Retype the data exactly, from its first line to the line containing "plt.rcParams['font.family'] = ['Lato', 'DejaVu", including both, and skip any picture.
==*==
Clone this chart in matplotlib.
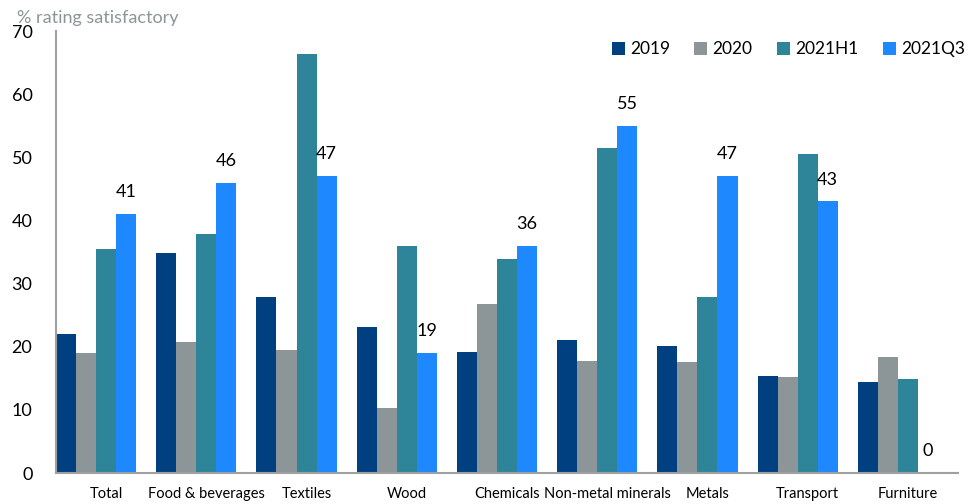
import numpy as np
import matplotlib
matplotlib.use('Agg')
import matplotlib.pyplot as plt

plt.rcParams['font.family'] = ['Lato', 'DejaVu Sans']

categories = ['Total', 'Food & beverages', 'Textiles', 'Wood', 'Chemicals',
              'Non-metal minerals', 'Metals', 'Transport', 'Furniture']
series_names = ['2019', '2020', '2021H1', '2021Q3']
v2019 = [22.0, 34.9, 27.9, 23.1, 19.2, 21.1, 20.1, 15.4, 14.4]
v2020 = [19.0, 20.8, 19.5, 10.3, 26.8, 17.7, 17.6, 15.2, 18.4]
v2021h1 = [35.5, 37.9, 66.4, 36.0, 33.9, 51.5, 27.9, 50.5, 14.9]
v2021q3 = [41, 46, 47, 19, 36, 55, 47, 43, 0]
colors = ['#003F80', '#8C9698', '#2E8599', '#1E88FF']

fig = plt.figure(figsize=(9.78, 5.04), dpi=100)
ax = fig.add_axes([56 / 978, 31 / 504, (958 - 56) / 978, (473 - 31) / 504])

x = np.arange(len(categories))
w = 0.2
all_series = [v2019, v2020, v2021h1, v2021q3]
for k, (vals, name, c) in enumerate(zip(all_series, series_names, colors)):
    ax.bar(x + (k - 1.5) * w, vals, width=w, color=c, label=name, zorder=2)

# labels only on the latest series
for xi, v in zip(x, v2021q3):
    ax.annotate(f'{v:.0f}', (xi + 1.5 * w, v), xytext=(0, 10),
                textcoords='offset points', ha='center', va='bottom', fontsize=13)

ax.set_xlim(-0.4, 8.6)
ax.set_ylim(0, 70)
ax.set_yticks(range(0, 71, 10))
ax.set_xticks(x + 0.1)
ax.set_xticklabels(categories, fontsize=10.5)
ax.tick_params(axis='y', length=0, labelsize=13, pad=17)
ax.tick_params(axis='x', length=0, pad=10)

for s in ['top', 'right']:
    ax.spines[s].set_visible(False)
for s in ['left', 'bottom']:
    ax.spines[s].set_color('#A0A0A0')
    ax.spines[s].set_linewidth(1.5)

fig.text(17 / 978, 1 - 18 / 504, '% rating satisfactory', color='#8C9698',
         fontsize=13, va='center', ha='left')

ax.legend(ncol=4, frameon=False, loc='upper right', bbox_to_anchor=(1.025, 1.012),
          fontsize=12.5, handlelength=0.75, handleheight=0.75, handletextpad=0.3,
          columnspacing=1.4)

fig.savefig('out.png', dpi=100)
==*==
• Solution:
Clone this chart in matplotlib.
import numpy as np
import matplotlib
matplotlib.use('Agg')
import matplotlib.pyplot as plt

plt.rcParams['font.family'] = ['Lato', 'DejaVu Sans']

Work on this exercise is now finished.